Hay que tener presente que los créditos concedidos por el FMI vienen siempre acompañados de fuertes condicionalidades en términos de política económica. Nadie da dinero gratis y, por supuesto, los grandes poderes financieros occidentales menos que nadie.  Casi desde su misma creación, las condiciones que acompañan a los préstamos consisten en el cumplimiento de los llamados Planes de Ajuste Estructural que incorporan un refuerzo del  sector privado de la economía, la privatización de los sistemas de pensiones, de la enseñanza y de la sanidad públicas, reformas laborales para producir una importante bajada de los salarios y, en muchas ocasiones, el colapso de las condiciones de trabajo, la venta en los mercados internacionales de activos públicos estratégicos, devaluaciones monetarias favorecedoras de los grandes lobbies privados agroexportadores, etc…

La teoría de los técnicos del FMI es clara, como apunta Bruno Susani: ahorro menos inversión es igual al excedente o al déficit de la balanza de pagos. Y para los planes del Fondo el objetivo esencial es obtener el mayor excedente posible en la balanza de pagos con la finalidad de asegurar el pago de la deuda externa y la devolución del préstamo del organismo.  La diferencia positiva entre el ahorro y la inversión será mayor si la inversión es baja, lo que comporta una política de déficit presupuestario cero y de mínimo gasto posible por parte del Estado (lo que incluye al gasto social, negando de hecho el comprobado efecto multiplicador del mismo en la economía).
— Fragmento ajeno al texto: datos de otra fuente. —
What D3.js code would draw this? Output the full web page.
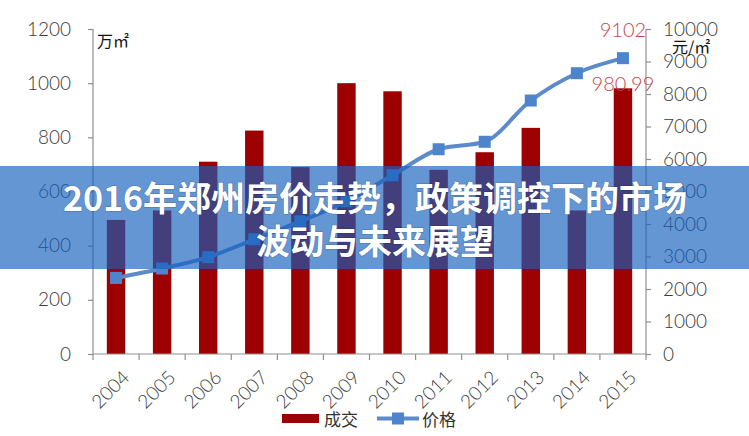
<!DOCTYPE html>
<html><head><meta charset="utf-8">
<script src="https://cdn.jsdelivr.net/npm/d3@7"></script>
<style>
html,body{margin:0;padding:0;background:#fff;}
svg{display:block;}
</style></head>
<body>
<svg id="c" width="749" height="436"></svg>
<script>
const years = ["2004","2005","2006","2007","2008","2009","2010","2011","2012","2013","2014","2015"];
const sales = [495, 530, 710, 825, 690, 1000, 970, 680, 745, 835, 530, 980.99];
const prices = [2340, 2630, 2980, 3530, 4080, 4700, 5500, 6300, 6530, 7800, 8640, 9102];
const leftTicks = [0, 200, 400, 600, 800, 1000, 1200];
const rightTicks = [0, 1000, 2000, 3000, 4000, 5000, 6000, 7000, 8000, 9000, 10000];
const seriesNames = ["成交", "价格"];
const leftUnit = "万㎡";
const rightUnit = "元/㎡";
const titleLines = ["2016年郑州房价走势，政策调控下的市场", "波动与未来展望"];

const svg = d3.select("#c");
const L = 93, R = 646, T = 29, B = 354;
const axisColor = "#8f8f8f";
const tickFont = "Lato, 'Open Sans', sans-serif";

const x = d3.scaleBand().domain(years).range([L, R]).padding(0);
const yL = d3.scaleLinear().domain([0, 1200]).range([B, T]);
const yR = d3.scaleLinear().domain([0, 10000]).range([B, T]);
const bw = x.bandwidth();

// bars
svg.append("g").selectAll("rect").data(years).join("rect")
  .attr("x", d => x(d) + bw * 0.3)
  .attr("width", bw * 0.4)
  .attr("y", (d, i) => yL(sales[i]))
  .attr("height", (d, i) => B - yL(sales[i]))
  .attr("fill", "#9c0000");

// left axis
const gL = svg.append("g").attr("transform", `translate(${L},0)`)
  .call(d3.axisLeft(yL).tickValues(leftTicks).tickSize(5).tickPadding(17).tickFormat(d3.format("d")));
// right axis
const gR = svg.append("g").attr("transform", `translate(${R},0)`)
  .call(d3.axisRight(yR).tickValues(rightTicks).tickSize(5).tickPadding(12).tickFormat(d3.format("d")));
// bottom axis
const gB = svg.append("g").attr("transform", `translate(0,${B})`)
  .call(d3.axisBottom(x).tickSize(0).tickPadding(8));
[gL, gR, gB].forEach(g => {
  g.select(".domain").attr("stroke", axisColor).attr("stroke-width", 1.2);
  g.selectAll(".tick line").attr("stroke", axisColor).attr("stroke-width", 1.2);
  g.selectAll("text").attr("font-family", tickFont).attr("font-weight", 300)
    .attr("font-size", 19).attr("fill", "#3a3a3a");
});
gR.select(".domain").attr("d", `M0,${T}V${B}`);
gL.select(".domain").attr("d", `M0,${T}V${B}`);
gB.select(".domain").attr("d", `M${L},0H${R}`);
// band boundary ticks on x axis
gB.selectAll("line.bt").data(years.concat(["end"])).join("line").attr("class", "bt")
  .attr("x1", (d, i) => L + i * bw).attr("x2", (d, i) => L + i * bw)
  .attr("y1", 0).attr("y2", 6).attr("stroke", axisColor).attr("stroke-width", 1.2);
gB.selectAll(".tick text")
  .attr("text-anchor", "end")
  .attr("dy", 0)
  .attr("transform", "translate(9,19) rotate(-45)");

// unit labels
svg.append("text").attr("x", 97).attr("y", 47).text(leftUnit)
  .attr("font-family", "'Noto Sans CJK SC', sans-serif").attr("font-size", 16).attr("fill", "#111");
svg.append("text").attr("x", 672).attr("y", 53).text(rightUnit)
  .attr("font-family", "'Noto Sans CJK SC', sans-serif").attr("font-size", 16).attr("fill", "#111");

// price line
const line = d3.line().x((d, i) => x(years[i]) + bw / 2).y(d => yR(d)).curve(d3.curveMonotoneX);
svg.append("path").datum(prices).attr("d", line)
  .attr("fill", "none").attr("stroke", "#5b8bcb").attr("stroke-width", 4);
svg.append("g").selectAll("rect").data(prices).join("rect")
  .attr("x", (d, i) => x(years[i]) + bw / 2 - 6)
  .attr("y", d => yR(d) - 6)
  .attr("width", 12).attr("height", 12)
  .attr("fill", "#4e84cc");

// data labels for last point
const lastI = years.length - 1;
svg.append("text").attr("x", x(years[lastI]) + bw / 2).attr("y", yR(prices[lastI]) - 21)
  .attr("text-anchor", "middle").text(String(prices[lastI]))
  .attr("font-family", tickFont).attr("font-weight", 300).attr("font-size", 20).attr("fill", "#c0474f");
svg.append("text").attr("x", x(years[lastI]) + bw / 2).attr("y", yL(sales[lastI]) + 3)
  .attr("text-anchor", "middle").text(String(sales[lastI]))
  .attr("font-family", tickFont).attr("font-weight", 300).attr("font-size", 20).attr("fill", "#c0474f");

// legend
const lg = svg.append("g");
lg.append("rect").attr("x", 282).attr("y", 414).attr("width", 37).attr("height", 9).attr("fill", "#9c0000");
lg.append("text").attr("x", 324).attr("y", 426).text(seriesNames[0])
  .attr("font-family", "'Noto Sans CJK SC', sans-serif").attr("font-size", 17).attr("fill", "#333");
lg.append("line").attr("x1", 377).attr("x2", 419).attr("y1", 418.5).attr("y2", 418.5)
  .attr("stroke", "#5b8bcb").attr("stroke-width", 4);
lg.append("rect").attr("x", 392).attr("y", 412.5).attr("width", 12).attr("height", 12).attr("fill", "#4e84cc");
lg.append("text").attr("x", 422).attr("y", 426).text(seriesNames[1])
  .attr("font-family", "'Noto Sans CJK SC', sans-serif").attr("font-size", 17).attr("fill", "#333");

// banner overlay
svg.append("rect").attr("x", 0).attr("y", 166).attr("width", 749).attr("height", 103)
  .attr("fill", "rgb(22,95,190)").attr("fill-opacity", 0.66);
const tt = svg.append("g").attr("font-family", "'Noto Sans CJK SC', sans-serif")
  .attr("font-weight", 700).attr("font-size", 34).attr("fill", "#fff").attr("text-anchor", "middle");
tt.append("text").attr("x", 375).attr("y", 211).text(titleLines[0])
  .attr("stroke", "rgba(0,0,0,0.18)").attr("stroke-width", 1.5).attr("paint-order", "stroke");
tt.append("text").attr("x", 375).attr("y", 254).text(titleLines[1])
  .attr("stroke", "rgba(0,0,0,0.18)").attr("stroke-width", 1.5).attr("paint-order", "stroke");
</script>
</body></html>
Asimismo, el ahorro será mayor cuando la distribución del ingreso sea favorable a los ricos, que gastan una proporción menor de lo que ganan, y no a los pobres, que no tienen más remedio que gastar todos sus ingresos para subsistir.
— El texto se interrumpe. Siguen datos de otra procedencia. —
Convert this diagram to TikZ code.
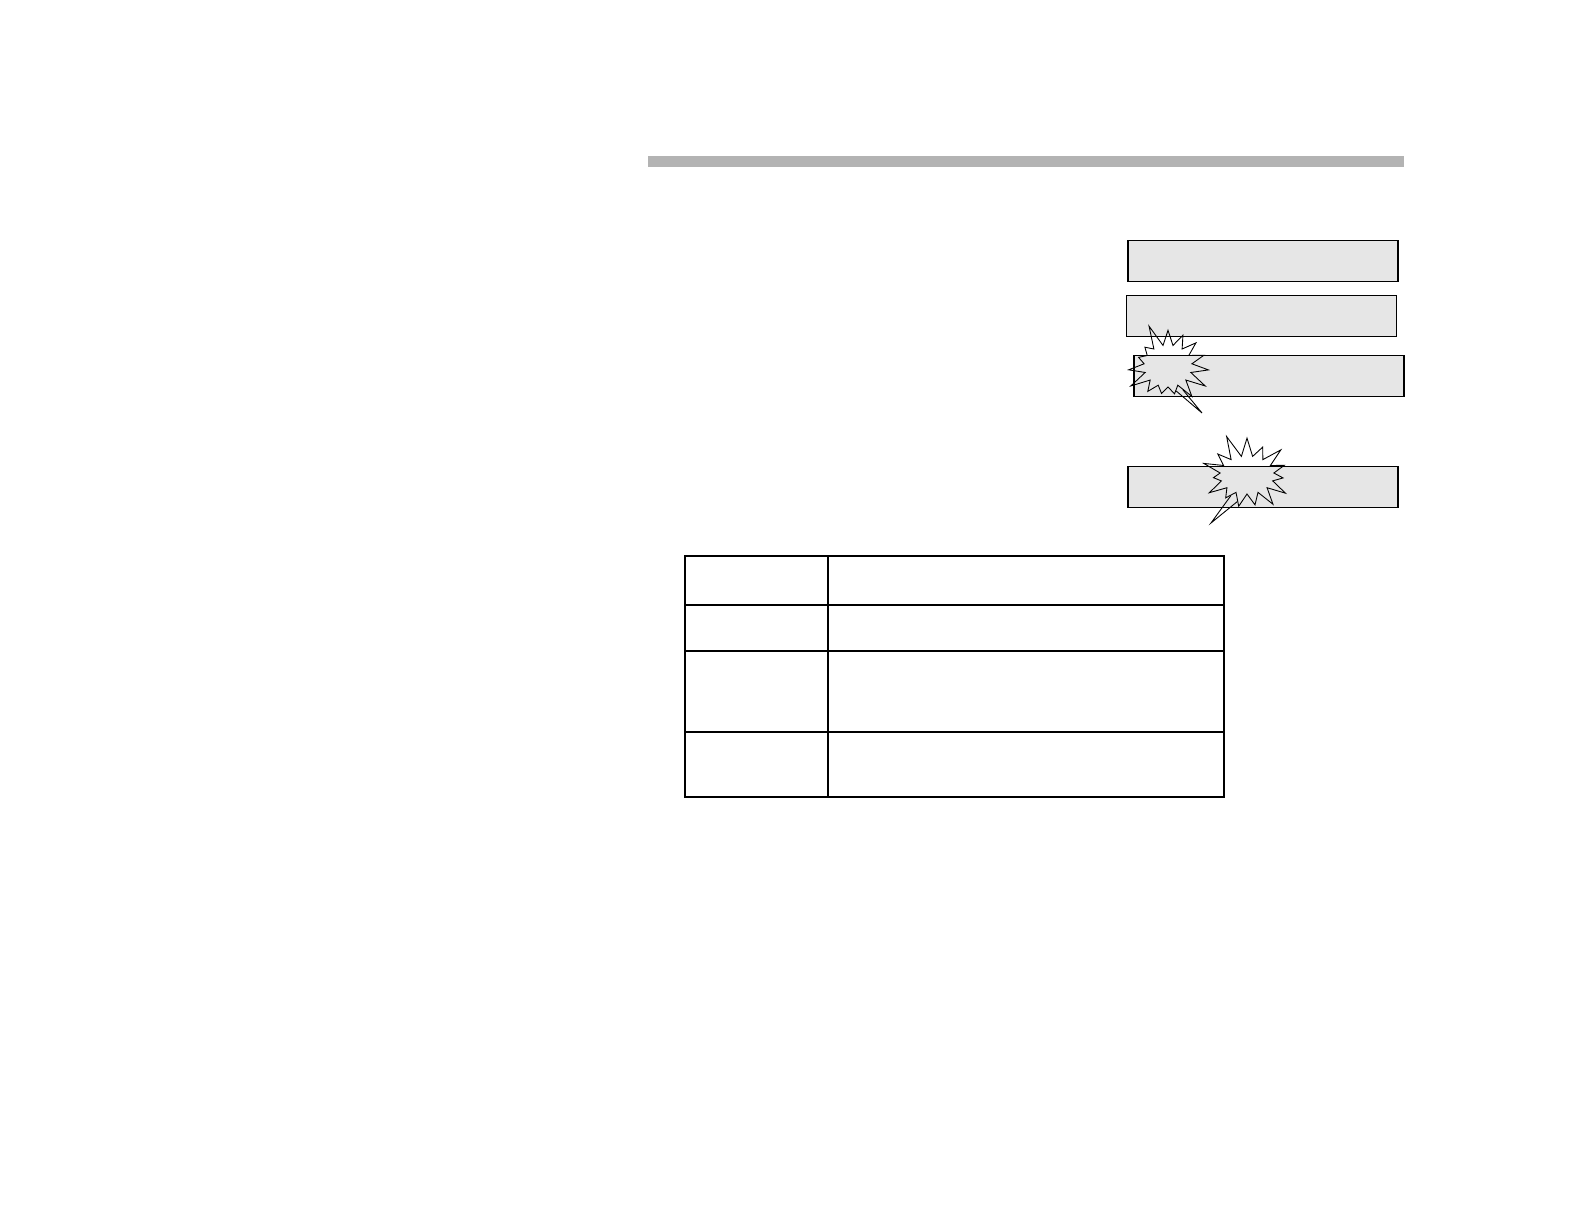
\documentclass[tikz,border=0pt]{standalone}
\usetikzlibrary{shapes.symbols}
\definecolor{bargray}{RGB}{179,179,179}
\definecolor{boxgray}{RGB}{230,230,230}
\tikzset{
  slot/.style={draw, fill=boxgray, line width=0.38pt, minimum width=2.70cm, minimum height=0.41cm, inner sep=0pt},
  burst/.style={starburst, draw, line width=0.25pt, starburst points=15, starburst point height=0.24cm, inner sep=0pt},
  tail/.style={line width=0.25pt, line join=miter}
}
\begin{document}
\begin{tikzpicture}[x=0.01cm, y=-0.01cm]
\useasboundingbox (0,0) rectangle (1584,1222);
\fill[bargray] (648,156) rectangle (1404,167);
\node[slot] (s1) at (1263,261) {};
\node[slot] (s2) at (1261.5,316) {};
\node[slot] (s3) at (1269,376) {};
\node[slot] (s4) at (1263,487) {};
\node[burst, minimum width=0.96cm, minimum height=0.90cm, random starburst=5] (b1) at (1168,366) {};
\node[burst, minimum width=1.02cm, minimum height=0.86cm, random starburst=11] (b2) at (1247,475) {};
\coordinate (tip1) at (1202,413);
\coordinate (tip2) at (1211,523);
\draw[tail] (b1.-72) -- (tip1) -- (b1.-58);
\draw[tail] (b2.-128) -- (tip2) -- (b2.-110);
% table
\draw[line width=0.38pt] (685,556) rectangle (1224,797);
\draw[line width=0.38pt] (828,556) -- (828,797);
\foreach \y in {605,651,732}
  \draw[line width=0.38pt] (685,\y) -- (1224,\y);
\end{tikzpicture}
\end{document}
Por supuesto, la aplicación práctica de toda esta baratilla teórica muestra un acusado sesgo imperialista: mientras el FMI recomienda la austeridad al Sur, imponiendo la restricción presupuestaria, durante la crisis iniciada en 2007 aceptó que Estados Unidos (con un 10% de déficit  en 2010), Alemania o Francia llevaran a cabo políticas monetarias expansivas que incrementaban su déficit. Al tiempo, la “sensibilidad social” del FMI es tan acusada que sus recomendaciones incluyen que en los países  del Sur donde se subvencionan determinados alimentos para los sectores populares más castigados, dichas ayudas cesen.

Todo ello lleva a una situación en la que las medidas exigidas como condicionalidad por el FMI simplemente no funcionan. O, por lo menos, no funcionan si el objetivo es el desarrollo económico del país y no la generación de una espiral sin fin de servidumbre por deudas y miseria creciente para las clases populares.  En Túnez, por ejemplo, después de los acuerdos con el FMI al calor de la primavera árabe de 2011, la deuda pública, lejos de disminuir, ha aumentado del 41% del PIB en 2010 al 71% en 2018, mientras el pago de su servicio se lleva el 22% del presupuesto tunecino.

Por su parte, Grecia comenzó en 2010 su relación con el FMI gracias a la concesión de un crédito de 40.000 millones de dólares. Hubo un desplome del PIB del 27%, caídas de un 40 % en el salario real de los trabajadores, así como en los montos por jubilaciones y planes sociales, un desempleo superior al 22% (el 50% entre los jóvenes) y una inversión real fija que bajó a la mitad en relación al PIB. Tras ello, en 2013, Olivier Blanchard, entonces jefe de los economistas del FMI tuvo que reconocer, lágrimas de cocodrilo mediante, que “la consolidación fiscal en las economías produce un impacto más importante en la caída de la tasa de crecimiento (de lo que se afirmaba). Esto implica que los multiplicadores fiscales (del gasto público y social) eran significativamente más elevados de lo que las previsiones estimaban implícitamente”.

Por supuesto, el FMI siempre reconoce haberse equivocado respecto a lo que hizo, pero de nuevo vuelve a aplicar la misma receta, una y otra vez. Se arrepiente del pasado que aplica draconianamente en el presente. Eso explica que, pese a que se diga que el FMI ya no es hoy el de ayer, y que sus políticas han cambiado, las medidas que se recomiendan sean siempre las mismas. Lo veremos en breve en Argentina, donde ya se apunta la senda de ajuste antipopular del gasto público y depresión de los ingresos y las condiciones de vida de la clase trabajadora, para pagar las deudas a los grandes financieros globales, que han sido siempre la marca de la casa del Fondo.

¿Es este el camino que quiere recorrer Ecuador? Las políticas del FMI no llaman a nadie a engaño y, respecto al país, el Fondo ya ha dicho sus palabras mágicas: “déficit fiscal” e “incremento de la deuda pública”. Las condiciones que acompañarían a un préstamo son absolutamente previsibles: contracción del gasto social, flexibilización de las relaciones laborales, venta de activos estratégicos estatales…. una política económica para las élites especuladoras y los financieros globales.